Thursday, September 30, 2010

Probably the most permanent piece of art I'll ever create...


Shortly after Henry passed away, in the whirlwind that followed, we were supposed to pick out a grave marker design. When we looked at the designs they had at the cemetery we didn't see anything that we thought would suit us for this marker. Most were too "cartoony" or had some angels or something generic, and it just wasn't something we were looking for. When we were told we could always design our own and they could have pretty much anything made, we decided to hold off on picking a design because we thought that maybe I could design the marker. However, it's been almost two years now, still with no marker in the ground.

I did start working on some sketches for a design last year, but then came selling our house, preparing to build the new house, moving in with my parents, construction, moving in to the new house, having another baby, etc. It seemed like I would never get the proper time to finish-off a design. Now that we are moved in, completing the design for Henry's grave marker weighed heavily on me. It was clearly priority number one and I had to devote the time necessary to finish it off so that we could get the stone ordered.

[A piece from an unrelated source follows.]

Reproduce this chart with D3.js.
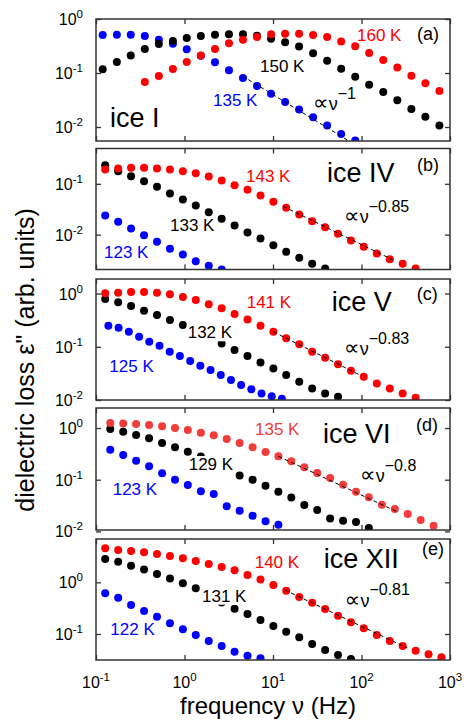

The only constraint on the design is that the marker lays flush with the ground and is 12" high by 20" wide. I was sure that I wanted to convey Henry being received into God's heavenly kingdom, and work in images of St. Henry and St. Blaise (our little guy's two patron saints). I also eventually decided to try to work in two others who I know prayed for Henry and our family greatly: the Blessed Mother and Henry's guardian angel.

Here is the initial sketch that I did for the full piece (click to enlarge):

This study shows St. Henry on the bottom left and St. Blaise on the bottom right, with outlines of Henry's guardian angel and the Blessed Mother higher up, and Christ on His throne bending down to pick up Henry.

Working further on Christ, I sketched a little more detail in a different study:

I also worked further on Henry's guardian angel and Mary...

Once these sketches were done I completed a more carefully done sketch of the entire piece:

In order to ensure the final product was as clean and finished as possible, and also in order to have an image that would be easiest to reproduce via the etching process for the granite stone marker, I scanned the more detailed sketch above into my computer and then used Adobe Illustrator to trace over the sketch and ensure every line was where I wanted it. This also made it easier to make the any simple shape elements more perfect than I could sketch them and allowed me to clean up any other loose ends and correct any design problems without having to erase.

After I completed this process, which took many a late night, the finished image is below (click to enlarge):
St. Henry, who was Holy Roman Emperor in the 11th century, is shown at the bottom left with his crown denoting his earthly role and also holds a scepter that is a typical attribute of his when depicted. St. Blaise, a bishop of the 3rd century, is shown at the bottom right with his bishop's crosier and mitre, as well as the bishop's pallium around his neck, and also with the two candles which are a typical attribute of his when depicted. Both St. Henry and St. Blaise are blessing our Henry as he ascends toward Christ. Henry's guardian angel is above left, in prayer, and the Blessed Mother is above right, with her crown of twelve stars, also in prayer. Christ sits in his throne and reaches down to pick up Henry and welcome him to his heavenly kingdom for eternity. There are seven steps up to Christ's throne (a symbol of perfection), and the Greek letters alpha and omega on Christ's throne denote that He is the beginning and the end.

The full design of the marker, with the above image incorporated, is shown below (click to enlarge):

I think the final product balances a quiet, somber tone with the optimism of knowing that Henry is enjoying the vision of Christ. We decided to go with Roman numerals for the dates, so that the date reads (translated): December 1, The year of our Lord 2008. "Ora pro nobis" is our simple prayer that Henry pray for us, his family, still here on earth.

The marker stone is in the process of being ordered right now, and because it is a custom order and will require special processing to render the image sharply, it will take a couple of months before we receive it. This means it won't be able to get installed in the ground this year (before the freeze) and so it will be installed in the Spring of 2011.

For all those who donated money as a memorial for Henry, a portion of those funds are being used to create this beautiful, permanent reminder of our son and we are very, very grateful for your generosity. We did not have to compromise on the manufacturing method due to cost. The rest of the funds are being used to purchase a monstrance for Eucharistic adoration for the Twin Cities TEC retreat program, in Henry's memory.


Jenny Clarke said...

It's really beautiful.

Joseph Clarke said...

Well done, Brendan.

Anonymous said...

I'm in awe.

John Curran said...

Beautiful and meaningful design.

Debbie said...

Papa says, "Spectacular." I say, "This is truly a work of love and beauty." Thank you for sharing with us the process that you went through as well. Love, Mom and Papa

Kristi said...

Amazing! I love the image of Christ picking him up to hold him. Touching.

Todd Kraft said...

Brenden and Molly,

What a beautiful final image! You've captured an amazing vision of the Communion of Saints and its mystery, yet realness in our lives. God Bless you and your family!

Ginny said...

Truly beautiful. What a gorgeous and moving tribute.

Cathy_of_Alex said...


Erin Snyder said...

That was so incredible Brendan. Thank you for sharing.